Question about overclocking
I don't want to overclock but I am curious. And I Dont know much about it but, with cpu ocing if it's just as easy as going into the bios and changing the multiplier then why can't people oc 100%? is it because of cooling or am I missing something - thanks
Any electronic or mechanical devise is designed to operate in a safe operating range .... You car will likely operate fine going 65 mph on a 55 mph road but the ability of you and the car to operate much higher is limited by your reaction times, sight distance, tire friction, stopping distances etc. Same thing. In shrinking the die down to a reasonable size, the individual circuits can safely operate within know voltage, amperage and temperature limits. Exceed them a bit and all will be well due to designed on safety factors.....some due to the vagaries of manufacturing will do better than others. Keep pushing and they either generate too much heat for the cooling system to handle or electrons start to jump from one circuit to another.

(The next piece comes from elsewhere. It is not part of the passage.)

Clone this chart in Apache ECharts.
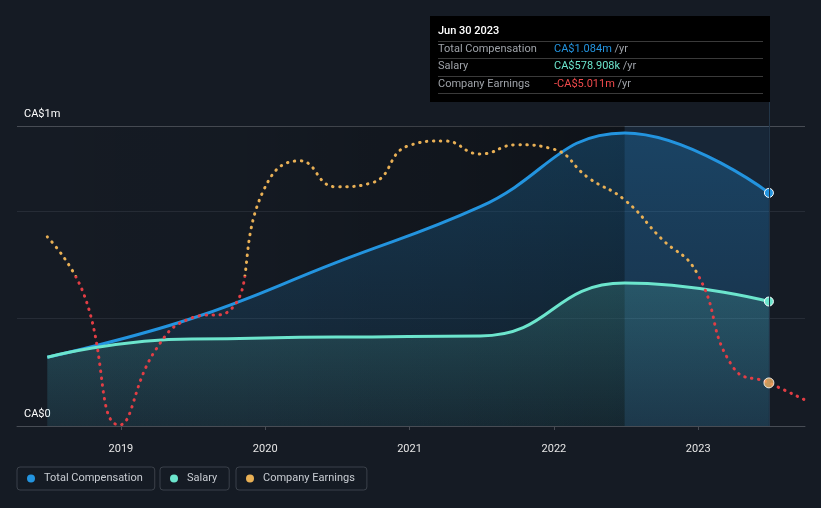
<!DOCTYPE html>
<html>
<head>
<meta charset="utf-8">
<script src="https://cdn.jsdelivr.net/npm/echarts@6/dist/echarts.min.js"></script>
<style>
html,body{margin:0;padding:0;background:#151b24;}
#chart{width:821px;height:508px;}
</style>
</head>
<body>
<div id="chart"></div>
<script>
// ---- data (decimal years; compensation in CA$ millions; earnings in CA$ millions) ----
const yearTicks = [2019, 2020, 2021, 2022, 2023];
const compDates = [2018.49, 2019.49, 2020.49, 2021.49, 2022.49, 2023.49];
const totalComp = [0.32, 0.50, 0.76, 1.02, 1.363, 1.084];
const salary = [0.32, 0.405, 0.414, 0.419, 0.665, 0.578908];
const earnDates = [2018.49, 2018.74, 2018.99, 2019.24, 2019.49, 2019.74, 2019.99, 2020.24, 2020.49, 2020.74,
                   2020.99, 2021.24, 2021.49, 2021.74, 2021.99, 2022.24, 2022.49, 2022.74, 2022.99, 2023.24,
                   2023.49, 2023.74];
const earnings = [1.83, -0.80, -6.98, -3.47, -1.97, -1.69, 4.03, 5.39, 4.17, 4.36,
                  6.09, 6.32, 5.71, 6.14, 5.95, 4.59, 3.56, 1.78, 0.15, -4.26,
                  -5.011, -5.81];
const tooltipDate = 'Jun 30 2023';

const C_BLUE = '#2394df', C_TEAL = '#6ce5cd', C_ORANGE = '#e9b055', C_RED = '#e23d44';
const FONT = 'Roboto';
const FS = 11;
const Y_MAX = 1.395;

const last = compDates.length - 1;
const pair = (xs, ys) => xs.map((x, i) => [x, ys[i]]);
const withEnd = (arr) => arr.map((p, i) => i === arr.length - 1 ? {value: p, symbol: 'circle', symbolSize: 9} : p);

const tcData = withEnd(pair(compDates, totalComp));
const salData = withEnd(pair(compDates, salary));
const earnData = pair(earnDates, earnings);
const endIdx = earnDates.indexOf(compDates[last]);

const fmtM = v => 'CA$' + Math.abs(v).toFixed(3) + 'm';
const fmtK = v => 'CA$' + (v * 1000).toFixed(3) + 'k';

const chart = echarts.init(document.getElementById('chart'), null, {renderer: 'canvas'});

const legendCommon = {
  top: 467, icon: 'circle', itemWidth: 8, itemHeight: 8,
  padding: [6, 12, 6, 10], borderColor: '#3b414a', borderWidth: 1, borderRadius: 3,
  textStyle: {color: '#c8ccd2', fontSize: FS, fontFamily: FONT, padding: [0, 0, 0, 4]},
  selectedMode: false
};
const legItem = (name, color) => ({name: name, itemStyle: {color: color, borderWidth: 0}});

const tipX = 430, tipY = 16, tipH = 86;
const GREY = '#9ea2a8';
const row = (label, valText, valColor, y) => ([
  {type: 'text', x: tipX + 8, y: y, style: {text: label, fill: GREY, font: FS + 'px ' + FONT, verticalAlign: 'middle'}, z: 100},
  {type: 'text', x: tipX + 124, y: y, style: {
      text: '{v|' + valText + '} {u|/yr}', verticalAlign: 'middle', font: FS + 'px ' + FONT,
      rich: {v: {fill: valColor, font: FS + 'px ' + FONT}, u: {fill: GREY, font: FS + 'px ' + FONT}}}, z: 100}
]);
const sep = y => ({type: 'line', shape: {x1: tipX + 8, y1: y, x2: tipX + 333, y2: y}, style: {stroke: '#3a3a3a', lineWidth: 1}, z: 100});

const option = {
  backgroundColor: '#151b24',
  animation: false,
  textStyle: {fontFamily: FONT},
  grid: {left: 17, right: 16, top: 126, bottom: 82},
  xAxis: {
    type: 'value', min: 2018.28, max: 2023.74,
    axisLine: {show: true, lineStyle: {color: '#474c54'}},
    axisTick: {show: true, customValues: yearTicks, length: 4, lineStyle: {color: '#474c54'}},
    axisLabel: {customValues: yearTicks, formatter: v => String(Math.round(v)), color: '#e6e6e6', fontSize: FS, margin: 18, fontFamily: FONT},
    splitLine: {show: false}
  },
  yAxis: [{
    type: 'value', min: 0, max: Y_MAX, interval: 0.5,
    axisLine: {show: false}, axisTick: {show: false},
    axisLabel: {
      inside: true, margin: 7, verticalAlign: 'bottom', padding: [0, 0, 6, 0],
      color: '#ffffff', fontSize: FS, fontFamily: FONT, showMinLabel: true, showMaxLabel: true,
      formatter: v => v === 0 ? 'CA$0' : (v > 1.3 ? 'CA$1m' : '')
    },
    splitLine: {show: true, lineStyle: {color: ['#474c54', '#262c36', '#262c36', '#474c54'], width: 1}}
  }, {
    type: 'value', min: -7.03, max: 7.02, show: false
  }],
  visualMap: {
    show: false, type: 'piecewise', seriesIndex: 2, dimension: 1,
    pieces: [{min: -100, max: 0, color: C_RED}, {min: 0, max: 100, color: C_ORANGE}]
  },
  legend: [
    Object.assign({left: 17, data: [legItem('Total Compensation', C_BLUE)]}, legendCommon),
    Object.assign({left: 160, data: [legItem('Salary', C_TEAL)]}, legendCommon),
    Object.assign({left: 236, data: [legItem('Company Earnings', C_ORANGE)]}, legendCommon)
  ],
  series: [
    {
      name: 'Total Compensation', type: 'line', data: tcData, smooth: 0.45, z: 3,
      symbol: 'none', showSymbol: true,
      lineStyle: {color: C_BLUE, width: 3},
      itemStyle: {color: C_BLUE, borderColor: '#ffffff', borderWidth: 1},
      areaStyle: {color: new echarts.graphic.LinearGradient(0, 0, 0, 1, [
        {offset: 0, color: 'rgba(35,148,223,0.38)'}, {offset: 1, color: 'rgba(35,148,223,0.10)'}])},
      markArea: {
        silent: true,
        data: [
          [{xAxis: 2018.28, itemStyle: {color: new echarts.graphic.LinearGradient(0, 0, 1, 0, [
              {offset: 0, color: 'rgba(0,0,0,0)'}, {offset: 0.4, color: 'rgba(0,0,0,0.06)'}, {offset: 1, color: 'rgba(0,0,0,0.32)'}])}},
           {xAxis: compDates[last - 1]}],
          [{xAxis: compDates[last - 1], itemStyle: {color: 'rgba(45,150,250,0.09)'}}, {xAxis: compDates[last]}]
        ]
      },
      markLine: {
        silent: true, symbol: ['none', 'none'], label: {show: false},
        lineStyle: {color: '#223547', type: 'solid', width: 1},
        data: [[{xAxis: compDates[last], yAxis: 0}, {xAxis: compDates[last], yAxis: Y_MAX}]]
      }
    },
    {
      name: 'Salary', type: 'line', data: salData, smooth: 0.5, smoothMonotone: 'x', z: 4,
      symbol: 'none', showSymbol: true,
      lineStyle: {color: C_TEAL, width: 3},
      itemStyle: {color: C_TEAL, borderColor: '#ffffff', borderWidth: 1},
      areaStyle: {color: new echarts.graphic.LinearGradient(0, 0, 0, 1, [
        {offset: 0, color: 'rgba(108,229,205,0.25)'}, {offset: 1, color: 'rgba(108,229,205,0.08)'}])}
    },
    {
      name: 'Company Earnings', type: 'line', data: earnData, yAxisIndex: 1, smooth: 0.5, z: 5,
      symbol: 'none', showSymbol: false,
      itemStyle: {color: C_ORANGE},
      lineStyle: {width: 3, type: [0.5, 6.5], cap: 'round'}
    },
    {
      name: 'Company Earnings end', type: 'scatter', yAxisIndex: 1, z: 6,
      data: [earnData[endIdx]], symbolSize: 10,
      itemStyle: {color: '#f0b060', borderColor: '#ffffff', borderWidth: 1}
    }
  ],
  graphic: [
    {id: 'tipbg', type: 'rect', shape: {x: tipX, y: tipY, width: 340, height: tipH}, style: {fill: '#000000'}, z: 99},
    {type: 'text', x: tipX + 8, y: tipY + 15, style: {text: tooltipDate, fill: '#ffffff', font: '500 ' + FS + 'px ' + FONT, verticalAlign: 'middle'}, z: 100},
    sep(tipY + 25.5), sep(tipY + 42.5), sep(tipY + 60.5), sep(tipY + 77.5),
    ...row('Total Compensation', fmtM(totalComp[last]), C_BLUE, tipY + 33.5),
    ...row('Salary', fmtK(salary[last]), C_TEAL, tipY + 50.5),
    ...row('Company Earnings', (earnings[endIdx] < 0 ? '-' : '') + fmtM(earnings[endIdx]), '#f04a4c', tipY + 68)
  ]
};
chart.setOption(option);

// crosshair continuation from the tooltip box down to the plot top, positioned through the axis scales
const px = chart.convertToPixel({xAxisIndex: 0}, compDates[last]);
const pyTop = chart.convertToPixel({yAxisIndex: 0}, Y_MAX);
chart.setOption({graphic: [{id: 'xhair', type: 'line', shape: {x1: Math.round(px) + 0.5, y1: tipY + tipH, x2: Math.round(px) + 0.5, y2: pyTop}, style: {stroke: '#223547', lineWidth: 1}, z: 50}]});
</script>
</body>
</html>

This will result in instabilities, thermal throttling and if pushed too far even damage.
CaptainGunny said:I don't want to overclock but I am curious. And I Dont know much about it but, with cpu ocing if it's just as easy as going into the bios and changing the multiplier then why can't people oc 100%? is it because of cooling or am I missing something - thanks
Power limitations, Heat, Electromigration . . . A group of processors that are the same design are generally binned together and a certain amount of them sold at each defined speed, essentially they are the same processors, just with different settings.
So yes, if you change the settings it just goes faster. The faster it goes the more power it uses and the more heat and the more likely it is to have data errors. Overclocking is essentially a game of 'how fast can it go before failing... then slow it down just a bit'.
There's a designed speed that these chips are set. It is set under speed at which they(all the chips in a series) start to have issues. Every chip is physically different and so the designers come up with a speed that (even with minor imperfections) every chip will meet. Some chips may be able to be pushed to run at higher speeds than ithers. In testing, 2 chips will have different max speeds before either becoming unstable or failing. If you could overclock a chip to 100% above it's designed speed, then the designers(and engineers) have made a mistake, and didn't set the designed speed correctly.